Quando estabeleceu a mudança por meio da Medida Provisória (MP) nº 1.159, agora convertida em lei, o Ministério da Fazenda anunciou estimativa de arrecadação adicional, para este ano, de R$ 31,8 bilhões. Para 2024, R$ 57,9 bilhões.
“É praticamente a tese do século novamente”, afirma Pedro Siqueira, sócio do Bichara Advogados. A tese, explica o advogado, leva em consideração que a base de cálculo dos créditos é diferente da utilizada para a apuração do PIS e Cofins. “O que justifica o ICMS integrar a base de cálculo na primeira situação, mas não na segunda.”
A dimensão da tese é parecida com a da discussão clássica”
— Adriano de Moura
A apuração de créditos para a não cumulatividade do PIS e da Cofins, afirma Siqueira, se dá na comparação “base contra base” – chamado método subtrativo indireto. Isso significa, segundo ele, que não importa os valores dos tributos pagos na etapa anterior.
“Se a empresa compra de outra que paga 4,65% de PIS e Cofins, ela toma crédito de 9,25%. Não importa o imposto pago ou não por quem vendeu”, diz o advogado, acrescentando que o ICMS compõe o custo – e gera créditos – porque está dentro do preço.
Em 2021, a Receita Federal já tinha tentado excluir o ICMS da base de créditos do PIS e da Cofins, após o julgamento do Supremo.
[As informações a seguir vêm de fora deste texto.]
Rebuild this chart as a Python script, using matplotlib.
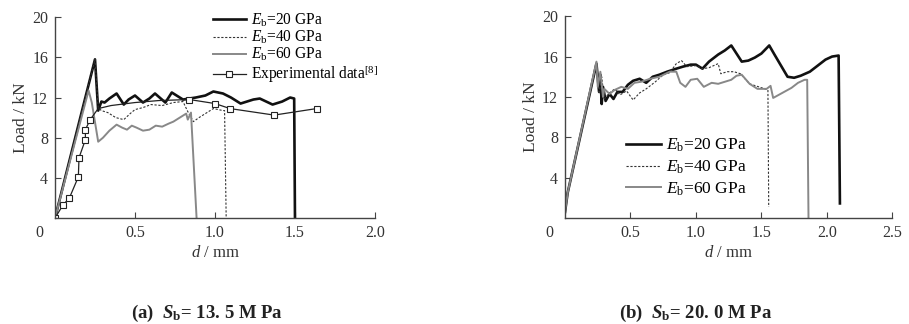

Na época, a medida foi barrada pela Procuradoria-Geral da Fazenda Nacional (PGFN).
No Parecer nº 14.483, de 2021, a PGFN afirmou que não seria possível o recálculo dos créditos apenas com base na decisão do STF sobre a “tese do século”, já que o assunto não teria sido discutido pelos ministros. Porém, destacou que a medida poderia ser adotada por meio de previsão legal.
De acordo com Adriano Rodrigues de Moura, sócio do escritório Mattos Filho, a indicação da PGFN no parecer é de uma revisão do “arcabouço legislativo”, porque seria necessário alterar normas do ICMS também. “A legislação do ICMS afirma que o valor do bem ou da mercadoria contém o imposto estadual. E a legislação de PIS e Cofins diz que se deve calcular o crédito de PIS e Cofins sobre o valor do bem.”
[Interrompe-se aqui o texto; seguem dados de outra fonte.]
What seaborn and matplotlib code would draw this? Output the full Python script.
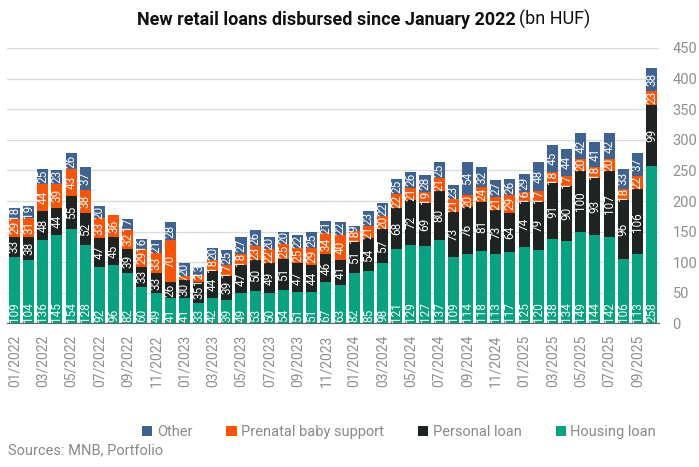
import numpy as np
import seaborn as sns
import matplotlib.pyplot as plt
from matplotlib.patches import Patch

months = [f"{m:02d}/{y}" for y in (2022, 2023, 2024, 2025) for m in range(1, 13)][:46]

housing = [109, 104, 136, 145, 154, 128, 92, 96, 82, 60, 49, 41,
           41, 33, 42, 39, 49, 53, 50, 54, 51, 51, 67, 63,
           82, 85, 98, 121, 129, 127, 137, 109, 114, 118, 113, 117,
           125, 120, 138, 134, 149, 144, 142, 106, 113, 258]
personal = [33, 38, 48, 44, 55, 52, 47, 45, 39, 33, 33, 26,
            30, 35, 44, 39, 47, 50, 49, 51, 47, 44, 46, 41,
            51, 54, 57, 68, 72, 69, 80, 73, 76, 81, 73, 64,
            74, 79, 91, 90, 100, 93, 107, 96, 106, 99]
prenatal = [29, 31, 44, 39, 43, 38, 33, 36, 32, 29, 33, 70,
            7, 12, 18, 17, 18, 23, 22, 25, 25, 29, 34, 40,
            18, 21, 20, 22, 21, 19, 21, 21, 20, 24, 21, 29,
            16, 17, 18, 17, 20, 18, 20, 18, 22, 23]
other = [18, 19, 25, 23, 26, 37, 20, 0, 17, 16, 21, 28,
         20, 13, 20, 25, 27, 26, 20, 20, 22, 25, 21, 22,
         9, 23, 22, 25, 26, 28, 25, 23, 54, 32, 27, 26,
         29, 48, 45, 44, 42, 41, 42, 33, 37, 38]

series = ["Other", "Prenatal baby support", "Personal loan", "Housing loan"]
colors = ["#3e6392", "#fe5303", "#1d2421", "#05a37f"]

sns.set_style("white")
plt.rcParams["font.family"] = ["Roboto", "DejaVu Sans"]

h = np.array(housing)
p = np.array(personal)
pr = np.array(prenatal)
o = np.array(other)
# cumulative tops, drawn tallest first so each layer covers the one behind
tops = [h + p + pr + o, h + p + pr, h + p, h]

fig = plt.figure(figsize=(6.99, 4.67), dpi=100)
ax = fig.add_axes([0.0106, 0.3073, 0.9316, 0.59])

for top, c in zip(tops, colors):
    sns.barplot(x=months, y=top, color=c, saturation=1, width=0.78,
                linewidth=0, ax=ax)

# segment labels
for i in range(len(months)):
    ax.text(i, 2.5, str(housing[i]), rotation=90, ha="center", va="bottom",
            color="white", fontsize=8.5)
    segs = [(h[i], personal[i]), (h[i] + p[i], prenatal[i]),
            (h[i] + p[i] + pr[i], other[i])]
    for base, v in segs:
        if v > 0:
            ax.text(i, base + v / 2, str(v), rotation=90, ha="center",
                    va="center", color="white", fontsize=8.5)

ax.set_xlim(-0.5, len(months) - 0.5)
ax.set_ylim(0, 450)
ax.set_yticks(range(0, 451, 50))
ax.yaxis.tick_right()
ax.grid(axis="y", color="#dcdcdc", linewidth=1)
ax.set_axisbelow(True)
ax.set_xticks(range(0, len(months), 2))
ax.set_xticklabels(months[::2], rotation=90)
ax.tick_params(axis="x", length=0, pad=8, labelsize=10, labelcolor="#8f8f8f")
ax.tick_params(axis="y", length=0, pad=10, labelsize=10.5, labelcolor="#8f8f8f")
ax.set_xlabel("")
ax.set_ylabel("")
for s in ["top", "left", "right"]:
    ax.spines[s].set_visible(False)
ax.spines["bottom"].set_color("#666666")

fig.text(0.738, 0.958, "New retail loans disbursed since January 2022",
         ha="right", va="center", fontsize=13, fontweight="bold", color="#111111")
fig.text(0.743, 0.958, "(bn HUF)", ha="left", va="center", fontsize=13,
         color="#111111")

handles = [Patch(facecolor=c, edgecolor="none") for c in colors]
fig.legend(handles, series, loc="center", bbox_to_anchor=(0.571, 0.075), ncol=4,
           frameon=False, fontsize=10.5, handlelength=0.7, handleheight=0.7,
           handletextpad=0.3, columnspacing=2.35, labelcolor="#8a8a8a")

fig.text(0.012, 0.035, "Sources: MNB, Portfolio", ha="left", va="center",
         fontsize=10.5, color="#8a8a8a")

fig.savefig("out.png", dpi=100)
Em dimensão, diz o advogado, a tese “é razoavelmente parecida com a da discussão clássica do ICMS da base de cálculo do PIS e da Cofins”. Por enquanto, há apenas liminares em ações ajuizadas por contribuintes (processo nº 5001361-70.2023.4.03.6133 e nº 5005005-17.2023.4.02.0000).
As discussões judiciais podem, segundo tributaristas, frustrar os planos do governo federal. “A exposição de motivos [da MP] tem a ideia de recomposição de caixa. Entende-se que a restrição de creditamento traria caixa positivo para a União”, afirma Leandro Bettini, sócio do MJ Alves Burle e Viana Advogados. Para o advogado, o assunto pode gerar um contencioso expressivo como o da “tese do século”.
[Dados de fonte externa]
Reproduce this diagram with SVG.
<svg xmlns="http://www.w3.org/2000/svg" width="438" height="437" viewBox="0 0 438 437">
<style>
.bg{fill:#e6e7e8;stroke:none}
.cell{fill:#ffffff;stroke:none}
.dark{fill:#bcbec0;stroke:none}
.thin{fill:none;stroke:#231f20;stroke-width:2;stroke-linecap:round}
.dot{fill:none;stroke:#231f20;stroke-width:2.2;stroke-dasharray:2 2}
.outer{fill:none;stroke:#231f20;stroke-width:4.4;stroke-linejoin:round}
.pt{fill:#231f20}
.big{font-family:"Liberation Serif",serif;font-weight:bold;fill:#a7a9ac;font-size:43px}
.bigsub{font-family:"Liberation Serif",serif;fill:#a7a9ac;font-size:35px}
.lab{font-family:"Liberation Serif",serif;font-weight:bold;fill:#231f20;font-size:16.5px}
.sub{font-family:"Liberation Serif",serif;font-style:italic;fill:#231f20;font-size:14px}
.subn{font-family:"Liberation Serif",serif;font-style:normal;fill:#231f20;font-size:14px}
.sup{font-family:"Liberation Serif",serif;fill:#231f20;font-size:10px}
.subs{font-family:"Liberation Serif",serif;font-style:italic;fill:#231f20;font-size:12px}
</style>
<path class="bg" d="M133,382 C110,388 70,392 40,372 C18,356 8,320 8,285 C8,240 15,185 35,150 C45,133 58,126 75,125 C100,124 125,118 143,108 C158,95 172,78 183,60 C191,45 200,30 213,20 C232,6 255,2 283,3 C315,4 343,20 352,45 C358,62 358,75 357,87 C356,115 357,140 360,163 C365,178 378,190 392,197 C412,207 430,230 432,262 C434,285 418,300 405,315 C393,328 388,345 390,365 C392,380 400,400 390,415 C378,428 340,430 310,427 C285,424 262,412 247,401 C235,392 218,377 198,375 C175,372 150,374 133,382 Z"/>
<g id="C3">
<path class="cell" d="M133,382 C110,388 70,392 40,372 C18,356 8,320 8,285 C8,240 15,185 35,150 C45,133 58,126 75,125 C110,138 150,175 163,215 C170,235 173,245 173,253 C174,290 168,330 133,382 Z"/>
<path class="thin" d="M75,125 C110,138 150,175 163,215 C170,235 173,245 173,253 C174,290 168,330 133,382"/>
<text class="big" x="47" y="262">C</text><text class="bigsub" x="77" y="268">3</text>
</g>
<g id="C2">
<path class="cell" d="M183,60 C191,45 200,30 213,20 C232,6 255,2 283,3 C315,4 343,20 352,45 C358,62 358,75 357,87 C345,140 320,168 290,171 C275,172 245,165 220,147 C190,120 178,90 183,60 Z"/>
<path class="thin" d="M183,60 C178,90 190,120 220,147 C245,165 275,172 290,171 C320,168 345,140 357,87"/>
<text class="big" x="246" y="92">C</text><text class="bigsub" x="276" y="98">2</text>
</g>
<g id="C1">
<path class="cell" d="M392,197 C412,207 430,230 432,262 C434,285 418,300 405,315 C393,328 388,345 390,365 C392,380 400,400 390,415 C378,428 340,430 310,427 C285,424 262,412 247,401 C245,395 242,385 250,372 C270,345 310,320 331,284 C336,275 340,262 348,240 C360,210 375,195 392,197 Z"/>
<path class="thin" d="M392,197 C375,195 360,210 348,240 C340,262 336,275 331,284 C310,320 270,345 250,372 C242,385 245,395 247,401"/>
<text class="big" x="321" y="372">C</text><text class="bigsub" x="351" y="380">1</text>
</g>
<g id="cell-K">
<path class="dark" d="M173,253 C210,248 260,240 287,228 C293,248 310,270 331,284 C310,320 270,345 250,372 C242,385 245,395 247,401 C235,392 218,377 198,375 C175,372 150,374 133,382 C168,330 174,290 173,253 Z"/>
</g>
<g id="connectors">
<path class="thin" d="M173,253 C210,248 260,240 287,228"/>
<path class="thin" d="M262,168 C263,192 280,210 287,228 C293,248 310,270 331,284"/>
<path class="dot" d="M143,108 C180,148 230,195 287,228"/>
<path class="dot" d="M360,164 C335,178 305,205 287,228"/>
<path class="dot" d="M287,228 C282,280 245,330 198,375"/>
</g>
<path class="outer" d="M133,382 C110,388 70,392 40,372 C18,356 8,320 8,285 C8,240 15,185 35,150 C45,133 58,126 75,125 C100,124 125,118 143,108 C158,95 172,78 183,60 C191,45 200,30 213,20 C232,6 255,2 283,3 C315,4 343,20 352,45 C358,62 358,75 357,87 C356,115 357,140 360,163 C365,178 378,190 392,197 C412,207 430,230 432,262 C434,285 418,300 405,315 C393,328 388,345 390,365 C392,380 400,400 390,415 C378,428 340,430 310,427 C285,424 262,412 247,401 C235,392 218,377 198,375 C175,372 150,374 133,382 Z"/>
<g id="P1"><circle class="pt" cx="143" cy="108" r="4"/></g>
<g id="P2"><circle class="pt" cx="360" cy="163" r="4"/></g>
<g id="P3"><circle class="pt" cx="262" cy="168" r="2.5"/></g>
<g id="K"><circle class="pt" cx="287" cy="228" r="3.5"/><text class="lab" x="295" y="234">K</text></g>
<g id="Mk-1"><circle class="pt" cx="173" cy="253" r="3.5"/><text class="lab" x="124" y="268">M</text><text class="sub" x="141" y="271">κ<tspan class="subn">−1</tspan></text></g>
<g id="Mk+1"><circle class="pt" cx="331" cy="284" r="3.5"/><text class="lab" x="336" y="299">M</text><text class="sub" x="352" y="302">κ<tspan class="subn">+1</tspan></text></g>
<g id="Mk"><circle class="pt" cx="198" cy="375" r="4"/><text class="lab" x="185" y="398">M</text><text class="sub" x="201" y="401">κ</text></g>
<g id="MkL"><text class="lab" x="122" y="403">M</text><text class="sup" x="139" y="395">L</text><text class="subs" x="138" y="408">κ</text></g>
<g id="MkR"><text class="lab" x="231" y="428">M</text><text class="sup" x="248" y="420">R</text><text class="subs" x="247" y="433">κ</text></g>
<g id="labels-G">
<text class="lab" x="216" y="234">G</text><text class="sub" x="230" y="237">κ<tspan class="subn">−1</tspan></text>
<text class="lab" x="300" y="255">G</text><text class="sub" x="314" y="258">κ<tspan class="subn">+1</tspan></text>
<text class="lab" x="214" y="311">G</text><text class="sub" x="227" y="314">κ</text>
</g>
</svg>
Nas ações, além da forma de cálculo, os contribuintes podem questionar a falta de aplicação da anterioridade de 90 dias para o início da vigência da medida. Como a própria Fazenda cita a anterioridade na exposição de motivos da MP 1.159, de 2023, tributaristas acreditam que a Receita Federal poderá alegar que não há agora, com a lei, surpresa na cobrança – em decorrência da própria MP.
Com a Lei nº 14.592, há continuidade na exclusão do ICMS dos créditos de PIS e Cofins, segundo Maria Andréia dos Santos, sócia de contencioso tributário do Machado Associados, o que pode dificultar a aceitação do argumento de que a nova regra deveria observar também a anterioridade nonagesimal. Sem a sanção, haveria vácuo legislativo e o pedido seria mais facilmente aceito, de acordo com a advogada.
Luis Augusto Gomes, do escritório Silva Gomes Advogados, defende a noventena, mas projeta que o governo vai tentar “aproveitar” o prazo da MP 1.159. Gomes diz que o tema deverá ser objeto de judicialização principalmente por empresas comerciais e varejistas. “Elas não recuperam o ICMS e esse ICMS é custo de aquisição que compõe o preço do produto adquirido para revenda.”
Procurado pelo Valor, o Ministério da Fazenda cita a exposição de motivos da MP. Nela, afirma que “se o valor do ICMS destacado na nota fiscal não está sujeito ao pagamento das contribuições, consequentemente não deveria dar direito ao crédito”.
A exposição de motivos também indica que, se persistir a inclusão do ICMS na base de cálculo dos créditos de PIS e Cofins, pode-se gerar acúmulo de créditos por parte dos contribuintes, causando esvaziamento na arrecadação das contribuições destinadas à Seguridade Social. “A atividade econômica será subsidiada pela União com valores retirados da Seguridade Social”, diz o Ministério da Fazenda.